→ **SOURCE DATA**:
━━━━━━

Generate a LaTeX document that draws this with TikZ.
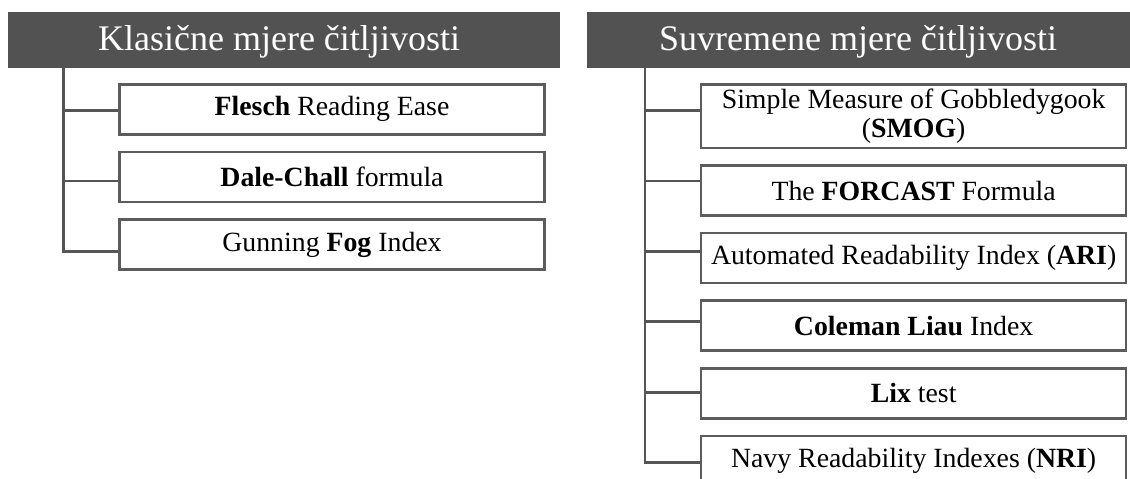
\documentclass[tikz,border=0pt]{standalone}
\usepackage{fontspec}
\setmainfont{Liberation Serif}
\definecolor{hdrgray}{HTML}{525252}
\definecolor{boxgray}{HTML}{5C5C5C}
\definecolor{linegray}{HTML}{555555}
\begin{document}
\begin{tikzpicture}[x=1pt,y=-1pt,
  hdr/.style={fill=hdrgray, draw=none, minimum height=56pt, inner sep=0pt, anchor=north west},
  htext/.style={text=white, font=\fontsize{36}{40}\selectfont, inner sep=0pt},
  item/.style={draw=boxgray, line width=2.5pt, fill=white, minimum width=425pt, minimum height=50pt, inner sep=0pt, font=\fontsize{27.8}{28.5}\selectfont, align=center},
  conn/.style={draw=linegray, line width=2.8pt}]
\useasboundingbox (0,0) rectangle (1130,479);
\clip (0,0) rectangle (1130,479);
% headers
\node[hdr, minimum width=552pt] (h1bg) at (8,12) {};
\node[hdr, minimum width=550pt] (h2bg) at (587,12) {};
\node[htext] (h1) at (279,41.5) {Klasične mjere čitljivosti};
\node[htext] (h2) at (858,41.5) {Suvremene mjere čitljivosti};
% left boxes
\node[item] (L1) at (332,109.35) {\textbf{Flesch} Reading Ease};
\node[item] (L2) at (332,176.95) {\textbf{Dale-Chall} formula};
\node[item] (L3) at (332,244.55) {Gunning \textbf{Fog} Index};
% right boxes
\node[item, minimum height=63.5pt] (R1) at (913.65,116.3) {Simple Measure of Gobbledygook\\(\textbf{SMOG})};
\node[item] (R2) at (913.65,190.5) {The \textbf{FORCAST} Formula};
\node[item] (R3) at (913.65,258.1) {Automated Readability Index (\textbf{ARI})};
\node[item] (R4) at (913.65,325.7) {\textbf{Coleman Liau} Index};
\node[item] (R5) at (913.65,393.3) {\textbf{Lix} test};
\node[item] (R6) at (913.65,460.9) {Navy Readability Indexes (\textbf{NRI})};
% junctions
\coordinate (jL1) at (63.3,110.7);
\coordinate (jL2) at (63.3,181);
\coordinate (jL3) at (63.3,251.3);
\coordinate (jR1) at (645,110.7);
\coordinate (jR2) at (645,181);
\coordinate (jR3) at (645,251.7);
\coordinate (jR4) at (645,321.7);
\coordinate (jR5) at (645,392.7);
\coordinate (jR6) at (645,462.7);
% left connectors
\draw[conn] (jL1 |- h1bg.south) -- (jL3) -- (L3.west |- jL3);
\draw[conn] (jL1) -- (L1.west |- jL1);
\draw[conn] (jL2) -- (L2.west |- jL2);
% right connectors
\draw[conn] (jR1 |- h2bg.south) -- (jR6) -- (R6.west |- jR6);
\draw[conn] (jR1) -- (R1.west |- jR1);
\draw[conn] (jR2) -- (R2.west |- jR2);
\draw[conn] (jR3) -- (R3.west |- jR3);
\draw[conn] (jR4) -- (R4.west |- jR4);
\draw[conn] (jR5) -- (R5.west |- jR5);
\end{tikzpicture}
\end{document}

━━━━━━

Extract the full listing exactly, with the pictures left out.

→ **OUTPUT OF THE TASK**:
Generate a LaTeX document that draws this with TikZ.
\documentclass[tikz,border=0pt]{standalone}
\usepackage{fontspec}
\setmainfont{Liberation Serif}
\definecolor{hdrgray}{HTML}{525252}
\definecolor{boxgray}{HTML}{5C5C5C}
\definecolor{linegray}{HTML}{555555}
\begin{document}
\begin{tikzpicture}[x=1pt,y=-1pt,
  hdr/.style={fill=hdrgray, draw=none, minimum height=56pt, inner sep=0pt, anchor=north west},
  htext/.style={text=white, font=\fontsize{36}{40}\selectfont, inner sep=0pt},
  item/.style={draw=boxgray, line width=2.5pt, fill=white, minimum width=425pt, minimum height=50pt, inner sep=0pt, font=\fontsize{27.8}{28.5}\selectfont, align=center},
  conn/.style={draw=linegray, line width=2.8pt}]
\useasboundingbox (0,0) rectangle (1130,479);
\clip (0,0) rectangle (1130,479);
% headers
\node[hdr, minimum width=552pt] (h1bg) at (8,12) {};
\node[hdr, minimum width=550pt] (h2bg) at (587,12) {};
\node[htext] (h1) at (279,41.5) {Klasične mjere čitljivosti};
\node[htext] (h2) at (858,41.5) {Suvremene mjere čitljivosti};
% left boxes
\node[item] (L1) at (332,109.35) {\textbf{Flesch} Reading Ease};
\node[item] (L2) at (332,176.95) {\textbf{Dale-Chall} formula};
\node[item] (L3) at (332,244.55) {Gunning \textbf{Fog} Index};
% right boxes
\node[item, minimum height=63.5pt] (R1) at (913.65,116.3) {Simple Measure of Gobbledygook\\(\textbf{SMOG})};
\node[item] (R2) at (913.65,190.5) {The \textbf{FORCAST} Formula};
\node[item] (R3) at (913.65,258.1) {Automated Readability Index (\textbf{ARI})};
\node[item] (R4) at (913.65,325.7) {\textbf{Coleman Liau} Index};
\node[item] (R5) at (913.65,393.3) {\textbf{Lix} test};
\node[item] (R6) at (913.65,460.9) {Navy Readability Indexes (\textbf{NRI})};
% junctions
\coordinate (jL1) at (63.3,110.7);
\coordinate (jL2) at (63.3,181);
\coordinate (jL3) at (63.3,251.3);
\coordinate (jR1) at (645,110.7);
\coordinate (jR2) at (645,181);
\coordinate (jR3) at (645,251.7);
\coordinate (jR4) at (645,321.7);
\coordinate (jR5) at (645,392.7);
\coordinate (jR6) at (645,462.7);
% left connectors
\draw[conn] (jL1 |- h1bg.south) -- (jL3) -- (L3.west |- jL3);
\draw[conn] (jL1) -- (L1.west |- jL1);
\draw[conn] (jL2) -- (L2.west |- jL2);
% right connectors
\draw[conn] (jR1 |- h2bg.south) -- (jR6) -- (R6.west |- jR6);
\draw[conn] (jR1) -- (R1.west |- jR1);
\draw[conn] (jR2) -- (R2.west |- jR2);
\draw[conn] (jR3) -- (R3.west |- jR3);
\draw[conn] (jR4) -- (R4.west |- jR4);
\draw[conn] (jR5) -- (R5.west |- jR5);
\end{tikzpicture}
\end{document}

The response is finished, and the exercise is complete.